_Directions for this task_
Your copy should hold exactly the lines from the one containing "Rebuild this chart" to the one containing "const mira25Err = [0, 0.12, 0.127, 0.12];", inclusive, with no pictures.

━━━━━━━━━━━━━━━━

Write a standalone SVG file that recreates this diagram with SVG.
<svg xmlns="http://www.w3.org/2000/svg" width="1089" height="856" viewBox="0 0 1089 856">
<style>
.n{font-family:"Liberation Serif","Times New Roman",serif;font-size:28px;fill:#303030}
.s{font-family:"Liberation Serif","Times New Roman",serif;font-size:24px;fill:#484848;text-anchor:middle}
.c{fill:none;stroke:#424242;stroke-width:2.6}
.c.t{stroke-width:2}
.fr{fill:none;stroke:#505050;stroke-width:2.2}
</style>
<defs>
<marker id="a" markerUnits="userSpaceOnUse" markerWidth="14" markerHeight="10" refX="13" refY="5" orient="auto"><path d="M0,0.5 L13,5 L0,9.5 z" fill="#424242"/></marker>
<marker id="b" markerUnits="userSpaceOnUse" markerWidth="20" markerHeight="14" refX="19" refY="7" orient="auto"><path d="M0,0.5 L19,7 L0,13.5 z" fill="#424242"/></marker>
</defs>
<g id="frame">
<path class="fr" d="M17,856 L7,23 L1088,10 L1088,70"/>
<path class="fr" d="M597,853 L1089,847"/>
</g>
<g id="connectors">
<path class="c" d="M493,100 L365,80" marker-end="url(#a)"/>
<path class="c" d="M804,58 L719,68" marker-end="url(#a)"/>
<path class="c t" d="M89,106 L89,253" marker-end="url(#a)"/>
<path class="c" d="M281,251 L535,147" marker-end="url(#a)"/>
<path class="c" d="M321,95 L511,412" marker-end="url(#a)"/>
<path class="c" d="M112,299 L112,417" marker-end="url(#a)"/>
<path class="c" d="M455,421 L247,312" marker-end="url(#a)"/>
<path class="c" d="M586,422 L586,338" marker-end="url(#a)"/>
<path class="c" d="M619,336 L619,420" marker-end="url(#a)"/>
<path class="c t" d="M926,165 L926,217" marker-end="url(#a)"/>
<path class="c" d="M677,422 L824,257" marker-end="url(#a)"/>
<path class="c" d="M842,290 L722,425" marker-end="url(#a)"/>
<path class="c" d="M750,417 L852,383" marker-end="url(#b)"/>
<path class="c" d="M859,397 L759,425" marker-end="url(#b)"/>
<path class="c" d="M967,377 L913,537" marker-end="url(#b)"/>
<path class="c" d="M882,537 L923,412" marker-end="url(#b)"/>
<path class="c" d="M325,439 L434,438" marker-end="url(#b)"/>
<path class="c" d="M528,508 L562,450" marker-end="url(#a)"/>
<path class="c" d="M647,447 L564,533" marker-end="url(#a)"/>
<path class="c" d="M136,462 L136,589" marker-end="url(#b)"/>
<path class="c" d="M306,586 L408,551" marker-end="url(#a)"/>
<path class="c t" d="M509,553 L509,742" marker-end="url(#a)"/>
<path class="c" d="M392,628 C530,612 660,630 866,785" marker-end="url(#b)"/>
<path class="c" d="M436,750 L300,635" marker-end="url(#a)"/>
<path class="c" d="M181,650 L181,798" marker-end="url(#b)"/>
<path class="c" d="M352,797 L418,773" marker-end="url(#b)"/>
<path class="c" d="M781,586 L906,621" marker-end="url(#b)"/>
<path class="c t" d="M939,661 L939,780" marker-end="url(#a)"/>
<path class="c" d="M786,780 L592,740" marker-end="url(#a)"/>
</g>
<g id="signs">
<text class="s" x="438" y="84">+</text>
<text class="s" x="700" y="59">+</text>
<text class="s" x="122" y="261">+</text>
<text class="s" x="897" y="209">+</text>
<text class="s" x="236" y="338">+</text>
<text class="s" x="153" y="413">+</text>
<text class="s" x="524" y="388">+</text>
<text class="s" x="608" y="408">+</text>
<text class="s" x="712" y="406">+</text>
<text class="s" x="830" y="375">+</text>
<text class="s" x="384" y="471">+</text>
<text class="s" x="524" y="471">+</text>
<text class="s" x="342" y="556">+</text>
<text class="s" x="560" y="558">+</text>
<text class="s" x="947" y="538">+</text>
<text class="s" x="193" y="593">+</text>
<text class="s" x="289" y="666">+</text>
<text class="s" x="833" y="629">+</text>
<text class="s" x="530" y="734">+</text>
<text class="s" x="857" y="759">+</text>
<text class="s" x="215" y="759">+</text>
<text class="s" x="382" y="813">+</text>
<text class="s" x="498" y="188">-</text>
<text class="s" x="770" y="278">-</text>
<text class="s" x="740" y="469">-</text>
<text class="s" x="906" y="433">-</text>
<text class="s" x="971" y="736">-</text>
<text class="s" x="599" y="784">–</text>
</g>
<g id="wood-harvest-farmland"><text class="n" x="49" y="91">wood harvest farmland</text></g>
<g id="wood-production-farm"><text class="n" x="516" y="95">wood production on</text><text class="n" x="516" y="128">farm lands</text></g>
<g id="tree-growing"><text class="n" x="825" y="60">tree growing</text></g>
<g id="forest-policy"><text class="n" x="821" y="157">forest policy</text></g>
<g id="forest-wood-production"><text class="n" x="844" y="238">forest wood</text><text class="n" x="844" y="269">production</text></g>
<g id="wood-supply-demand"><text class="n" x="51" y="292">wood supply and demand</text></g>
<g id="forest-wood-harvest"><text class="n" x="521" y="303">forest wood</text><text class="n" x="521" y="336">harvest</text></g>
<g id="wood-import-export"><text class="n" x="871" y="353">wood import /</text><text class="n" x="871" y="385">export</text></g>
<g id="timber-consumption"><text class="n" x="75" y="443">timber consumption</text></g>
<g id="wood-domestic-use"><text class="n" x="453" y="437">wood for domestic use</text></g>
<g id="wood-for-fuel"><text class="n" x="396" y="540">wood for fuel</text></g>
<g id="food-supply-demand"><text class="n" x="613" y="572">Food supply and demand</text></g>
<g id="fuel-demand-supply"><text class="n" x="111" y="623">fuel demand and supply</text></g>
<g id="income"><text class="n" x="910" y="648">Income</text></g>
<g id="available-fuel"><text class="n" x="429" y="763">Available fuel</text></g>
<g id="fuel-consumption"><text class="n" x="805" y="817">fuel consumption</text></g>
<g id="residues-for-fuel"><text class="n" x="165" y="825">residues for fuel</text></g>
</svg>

━━━━━━━━━━━━━━━━

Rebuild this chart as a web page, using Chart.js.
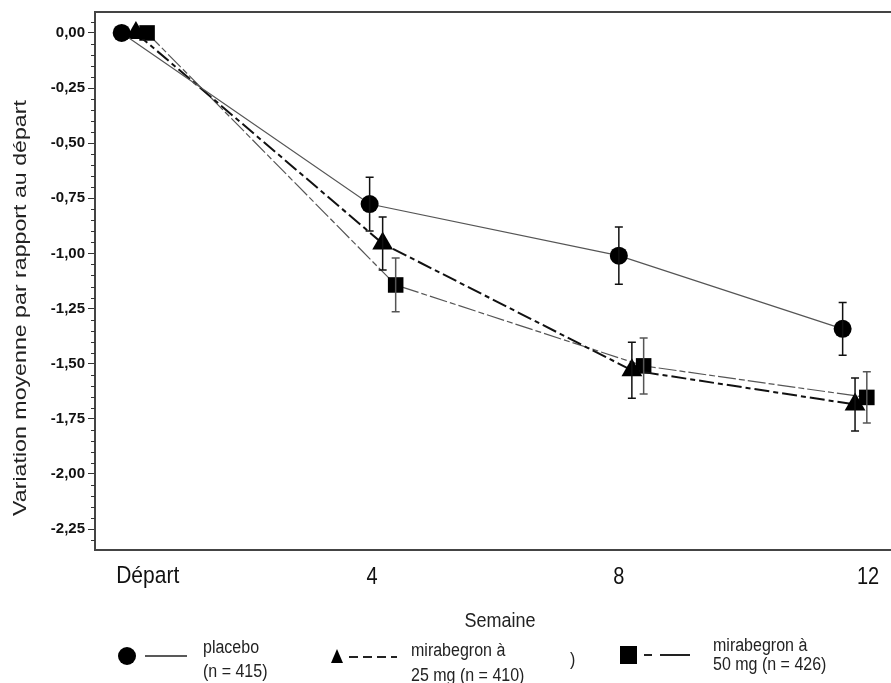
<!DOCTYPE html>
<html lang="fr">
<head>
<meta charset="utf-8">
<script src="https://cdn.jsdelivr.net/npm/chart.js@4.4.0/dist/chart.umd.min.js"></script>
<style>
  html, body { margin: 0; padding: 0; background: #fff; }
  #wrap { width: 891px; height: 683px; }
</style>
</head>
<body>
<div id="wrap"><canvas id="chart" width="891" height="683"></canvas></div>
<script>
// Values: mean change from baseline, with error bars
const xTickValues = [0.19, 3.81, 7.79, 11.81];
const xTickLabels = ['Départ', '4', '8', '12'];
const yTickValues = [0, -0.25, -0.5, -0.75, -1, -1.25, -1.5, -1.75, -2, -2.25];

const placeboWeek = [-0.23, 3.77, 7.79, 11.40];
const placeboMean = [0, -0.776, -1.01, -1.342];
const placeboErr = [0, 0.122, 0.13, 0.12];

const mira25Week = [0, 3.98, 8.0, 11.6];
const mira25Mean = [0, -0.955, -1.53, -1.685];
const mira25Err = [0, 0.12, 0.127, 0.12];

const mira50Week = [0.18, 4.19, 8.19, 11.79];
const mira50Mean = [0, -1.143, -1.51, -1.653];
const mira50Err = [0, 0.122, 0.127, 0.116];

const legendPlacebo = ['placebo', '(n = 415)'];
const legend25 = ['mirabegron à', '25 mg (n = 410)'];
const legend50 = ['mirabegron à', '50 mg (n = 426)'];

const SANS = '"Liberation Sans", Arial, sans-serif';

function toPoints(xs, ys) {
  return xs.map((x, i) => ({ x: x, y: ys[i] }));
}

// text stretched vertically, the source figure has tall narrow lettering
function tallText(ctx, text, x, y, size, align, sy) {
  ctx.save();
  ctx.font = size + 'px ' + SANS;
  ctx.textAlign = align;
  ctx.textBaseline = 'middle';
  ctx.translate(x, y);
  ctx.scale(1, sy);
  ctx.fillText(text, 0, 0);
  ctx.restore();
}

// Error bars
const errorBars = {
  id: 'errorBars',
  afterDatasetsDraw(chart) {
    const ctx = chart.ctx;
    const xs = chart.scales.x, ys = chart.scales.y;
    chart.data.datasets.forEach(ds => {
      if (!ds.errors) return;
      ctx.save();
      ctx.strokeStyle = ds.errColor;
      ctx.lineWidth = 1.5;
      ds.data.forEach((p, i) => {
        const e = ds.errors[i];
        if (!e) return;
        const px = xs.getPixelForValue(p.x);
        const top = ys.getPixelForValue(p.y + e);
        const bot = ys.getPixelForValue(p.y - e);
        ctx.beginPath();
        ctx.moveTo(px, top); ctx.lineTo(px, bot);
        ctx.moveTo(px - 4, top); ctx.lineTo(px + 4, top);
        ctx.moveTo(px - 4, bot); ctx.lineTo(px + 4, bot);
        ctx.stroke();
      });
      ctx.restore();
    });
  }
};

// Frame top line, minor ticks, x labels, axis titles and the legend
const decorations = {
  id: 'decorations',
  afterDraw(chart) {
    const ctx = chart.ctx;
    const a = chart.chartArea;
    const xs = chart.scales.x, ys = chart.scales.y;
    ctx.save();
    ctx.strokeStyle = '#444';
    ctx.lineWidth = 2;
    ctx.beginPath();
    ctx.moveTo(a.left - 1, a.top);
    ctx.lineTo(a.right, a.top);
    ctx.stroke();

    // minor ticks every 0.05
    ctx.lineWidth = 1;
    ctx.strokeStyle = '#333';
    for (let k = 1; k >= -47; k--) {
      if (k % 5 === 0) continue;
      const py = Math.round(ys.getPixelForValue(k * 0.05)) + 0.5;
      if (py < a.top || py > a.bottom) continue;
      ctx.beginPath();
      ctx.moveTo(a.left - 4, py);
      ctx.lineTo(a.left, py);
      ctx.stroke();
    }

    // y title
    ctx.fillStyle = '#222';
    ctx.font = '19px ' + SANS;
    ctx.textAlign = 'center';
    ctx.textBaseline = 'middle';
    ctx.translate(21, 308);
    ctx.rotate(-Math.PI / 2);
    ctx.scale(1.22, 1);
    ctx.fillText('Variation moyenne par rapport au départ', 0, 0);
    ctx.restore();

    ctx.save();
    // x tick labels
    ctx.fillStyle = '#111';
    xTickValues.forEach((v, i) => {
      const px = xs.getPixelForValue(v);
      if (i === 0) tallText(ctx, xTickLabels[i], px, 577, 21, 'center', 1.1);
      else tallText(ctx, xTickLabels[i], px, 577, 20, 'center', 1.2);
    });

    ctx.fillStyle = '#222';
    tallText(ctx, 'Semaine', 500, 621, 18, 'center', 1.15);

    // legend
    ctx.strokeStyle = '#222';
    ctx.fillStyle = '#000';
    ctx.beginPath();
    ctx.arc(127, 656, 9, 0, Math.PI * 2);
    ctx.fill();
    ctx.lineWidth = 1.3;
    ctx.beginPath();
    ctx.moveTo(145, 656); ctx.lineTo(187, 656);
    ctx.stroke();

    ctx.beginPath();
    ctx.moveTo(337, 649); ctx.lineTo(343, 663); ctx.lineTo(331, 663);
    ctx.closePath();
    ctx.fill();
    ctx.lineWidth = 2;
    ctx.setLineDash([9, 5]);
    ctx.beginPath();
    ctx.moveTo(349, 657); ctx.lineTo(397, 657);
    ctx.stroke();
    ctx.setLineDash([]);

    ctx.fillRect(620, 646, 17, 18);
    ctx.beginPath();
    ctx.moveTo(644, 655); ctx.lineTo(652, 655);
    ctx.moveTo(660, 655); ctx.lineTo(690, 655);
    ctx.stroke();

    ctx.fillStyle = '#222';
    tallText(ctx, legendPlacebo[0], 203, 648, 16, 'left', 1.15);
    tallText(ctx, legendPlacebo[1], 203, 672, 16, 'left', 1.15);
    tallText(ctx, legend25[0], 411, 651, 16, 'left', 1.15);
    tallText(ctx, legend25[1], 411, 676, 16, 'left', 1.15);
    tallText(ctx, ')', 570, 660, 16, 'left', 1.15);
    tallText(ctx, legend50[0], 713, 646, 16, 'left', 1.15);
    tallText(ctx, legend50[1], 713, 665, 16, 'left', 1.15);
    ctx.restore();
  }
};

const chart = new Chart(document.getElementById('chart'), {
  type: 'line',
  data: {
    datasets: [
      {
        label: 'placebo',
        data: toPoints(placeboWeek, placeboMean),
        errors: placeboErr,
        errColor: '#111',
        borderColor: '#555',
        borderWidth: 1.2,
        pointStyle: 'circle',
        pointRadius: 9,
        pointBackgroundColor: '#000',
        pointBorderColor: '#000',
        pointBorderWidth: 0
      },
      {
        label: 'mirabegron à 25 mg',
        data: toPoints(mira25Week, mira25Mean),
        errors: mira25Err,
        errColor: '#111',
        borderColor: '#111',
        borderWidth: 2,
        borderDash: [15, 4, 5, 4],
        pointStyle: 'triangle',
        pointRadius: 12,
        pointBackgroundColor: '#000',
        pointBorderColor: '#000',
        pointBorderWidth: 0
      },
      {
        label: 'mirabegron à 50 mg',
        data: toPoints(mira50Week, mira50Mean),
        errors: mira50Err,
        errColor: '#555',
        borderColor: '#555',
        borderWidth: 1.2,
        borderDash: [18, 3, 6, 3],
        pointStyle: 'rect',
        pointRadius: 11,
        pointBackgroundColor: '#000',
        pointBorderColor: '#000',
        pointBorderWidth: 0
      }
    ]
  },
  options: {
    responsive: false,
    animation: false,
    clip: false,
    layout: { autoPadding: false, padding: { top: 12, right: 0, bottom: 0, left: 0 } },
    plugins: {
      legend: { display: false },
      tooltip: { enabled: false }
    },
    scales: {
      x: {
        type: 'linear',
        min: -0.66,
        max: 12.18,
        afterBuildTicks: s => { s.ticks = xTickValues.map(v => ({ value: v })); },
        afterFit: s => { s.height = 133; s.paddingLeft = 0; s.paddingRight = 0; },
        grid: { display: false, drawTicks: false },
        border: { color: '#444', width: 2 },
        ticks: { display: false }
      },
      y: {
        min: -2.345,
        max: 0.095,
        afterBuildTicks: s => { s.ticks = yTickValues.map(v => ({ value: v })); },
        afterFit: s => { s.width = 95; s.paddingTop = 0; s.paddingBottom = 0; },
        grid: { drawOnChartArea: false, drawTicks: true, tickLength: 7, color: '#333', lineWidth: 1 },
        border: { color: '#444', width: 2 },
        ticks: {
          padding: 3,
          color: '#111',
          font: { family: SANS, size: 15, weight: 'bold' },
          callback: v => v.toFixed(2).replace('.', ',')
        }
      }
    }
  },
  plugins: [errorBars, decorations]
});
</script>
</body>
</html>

━━━━━━━━━━━━━━━━

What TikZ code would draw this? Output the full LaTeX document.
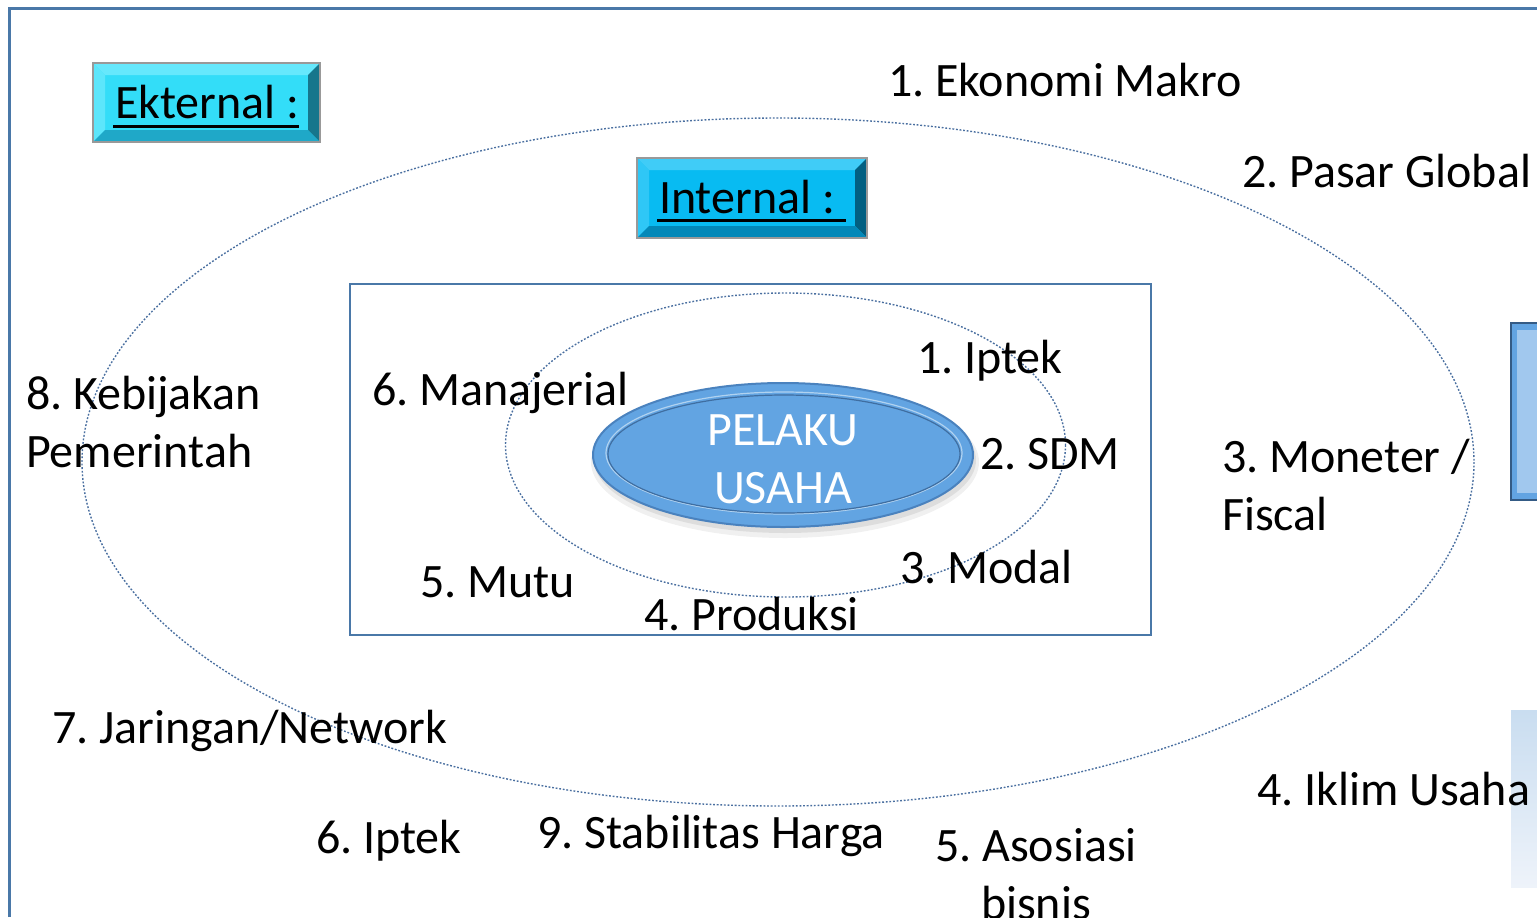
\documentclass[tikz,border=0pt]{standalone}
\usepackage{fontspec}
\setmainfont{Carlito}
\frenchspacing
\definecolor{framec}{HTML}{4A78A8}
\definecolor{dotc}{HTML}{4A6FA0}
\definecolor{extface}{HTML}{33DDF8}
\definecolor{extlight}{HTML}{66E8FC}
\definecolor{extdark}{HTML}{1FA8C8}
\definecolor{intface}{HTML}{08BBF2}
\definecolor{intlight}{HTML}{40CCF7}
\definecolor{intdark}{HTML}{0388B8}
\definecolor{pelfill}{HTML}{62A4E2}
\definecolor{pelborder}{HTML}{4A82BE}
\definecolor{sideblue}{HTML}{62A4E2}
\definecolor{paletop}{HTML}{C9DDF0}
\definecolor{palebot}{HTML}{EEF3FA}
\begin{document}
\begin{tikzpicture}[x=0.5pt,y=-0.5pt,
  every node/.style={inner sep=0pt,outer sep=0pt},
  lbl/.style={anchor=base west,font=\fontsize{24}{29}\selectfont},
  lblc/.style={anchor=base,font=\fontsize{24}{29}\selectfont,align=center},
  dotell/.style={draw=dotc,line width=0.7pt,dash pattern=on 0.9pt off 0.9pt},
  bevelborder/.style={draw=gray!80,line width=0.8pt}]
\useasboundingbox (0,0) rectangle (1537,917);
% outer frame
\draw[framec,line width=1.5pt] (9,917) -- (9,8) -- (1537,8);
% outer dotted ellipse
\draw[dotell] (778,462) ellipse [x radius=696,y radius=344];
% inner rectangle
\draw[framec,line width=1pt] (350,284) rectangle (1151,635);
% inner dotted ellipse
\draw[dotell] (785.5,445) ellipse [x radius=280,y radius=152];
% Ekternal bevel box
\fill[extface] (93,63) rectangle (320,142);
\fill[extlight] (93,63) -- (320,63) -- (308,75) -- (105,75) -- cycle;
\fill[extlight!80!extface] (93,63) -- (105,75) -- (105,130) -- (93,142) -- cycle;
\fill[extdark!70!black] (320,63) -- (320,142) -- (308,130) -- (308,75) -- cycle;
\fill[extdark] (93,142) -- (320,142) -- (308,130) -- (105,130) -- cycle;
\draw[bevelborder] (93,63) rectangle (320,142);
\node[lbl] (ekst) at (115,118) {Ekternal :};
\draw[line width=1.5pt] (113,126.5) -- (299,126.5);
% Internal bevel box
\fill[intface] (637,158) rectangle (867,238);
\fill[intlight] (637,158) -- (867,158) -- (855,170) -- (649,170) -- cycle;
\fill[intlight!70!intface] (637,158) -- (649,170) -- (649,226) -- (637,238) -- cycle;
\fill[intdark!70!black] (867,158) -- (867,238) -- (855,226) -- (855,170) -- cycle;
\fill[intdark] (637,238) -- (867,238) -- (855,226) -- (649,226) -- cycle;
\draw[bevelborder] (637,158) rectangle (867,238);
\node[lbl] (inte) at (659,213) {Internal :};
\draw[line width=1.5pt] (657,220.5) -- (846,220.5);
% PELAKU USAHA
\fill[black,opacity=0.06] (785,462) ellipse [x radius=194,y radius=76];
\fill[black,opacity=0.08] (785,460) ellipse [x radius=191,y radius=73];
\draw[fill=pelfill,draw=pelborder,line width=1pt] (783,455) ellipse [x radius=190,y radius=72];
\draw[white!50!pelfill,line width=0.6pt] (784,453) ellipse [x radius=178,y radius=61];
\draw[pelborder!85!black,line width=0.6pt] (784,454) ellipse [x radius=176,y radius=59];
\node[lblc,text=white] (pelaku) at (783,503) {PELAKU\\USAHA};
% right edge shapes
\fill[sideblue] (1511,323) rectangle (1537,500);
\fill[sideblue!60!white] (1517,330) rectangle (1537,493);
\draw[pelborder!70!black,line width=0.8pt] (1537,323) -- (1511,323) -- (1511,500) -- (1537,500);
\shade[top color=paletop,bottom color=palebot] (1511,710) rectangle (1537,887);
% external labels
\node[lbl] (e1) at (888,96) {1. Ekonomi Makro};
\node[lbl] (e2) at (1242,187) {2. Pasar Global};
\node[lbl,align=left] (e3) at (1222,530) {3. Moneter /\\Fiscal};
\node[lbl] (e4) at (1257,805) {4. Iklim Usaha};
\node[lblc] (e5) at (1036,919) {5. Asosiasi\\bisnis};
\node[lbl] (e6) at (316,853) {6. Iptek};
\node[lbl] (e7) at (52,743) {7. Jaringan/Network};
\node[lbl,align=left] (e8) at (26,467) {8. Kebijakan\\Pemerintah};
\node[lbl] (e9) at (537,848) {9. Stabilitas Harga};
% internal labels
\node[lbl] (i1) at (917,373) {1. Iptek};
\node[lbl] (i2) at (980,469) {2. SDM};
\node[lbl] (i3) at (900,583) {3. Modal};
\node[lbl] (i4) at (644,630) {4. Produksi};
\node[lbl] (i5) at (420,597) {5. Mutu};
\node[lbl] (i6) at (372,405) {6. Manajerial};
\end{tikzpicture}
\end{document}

━━━━━━━━━━━━━━━━

_Problem solution_
Rebuild this chart as a web page, using Chart.js.
<!DOCTYPE html>
<html lang="fr">
<head>
<meta charset="utf-8">
<script src="https://cdn.jsdelivr.net/npm/chart.js@4.4.0/dist/chart.umd.min.js"></script>
<style>
  html, body { margin: 0; padding: 0; background: #fff; }
  #wrap { width: 891px; height: 683px; }
</style>
</head>
<body>
<div id="wrap"><canvas id="chart" width="891" height="683"></canvas></div>
<script>
// Values: mean change from baseline, with error bars
const xTickValues = [0.19, 3.81, 7.79, 11.81];
const xTickLabels = ['Départ', '4', '8', '12'];
const yTickValues = [0, -0.25, -0.5, -0.75, -1, -1.25, -1.5, -1.75, -2, -2.25];

const placeboWeek = [-0.23, 3.77, 7.79, 11.40];
const placeboMean = [0, -0.776, -1.01, -1.342];
const placeboErr = [0, 0.122, 0.13, 0.12];

const mira25Week = [0, 3.98, 8.0, 11.6];
const mira25Mean = [0, -0.955, -1.53, -1.685];
const mira25Err = [0, 0.12, 0.127, 0.12];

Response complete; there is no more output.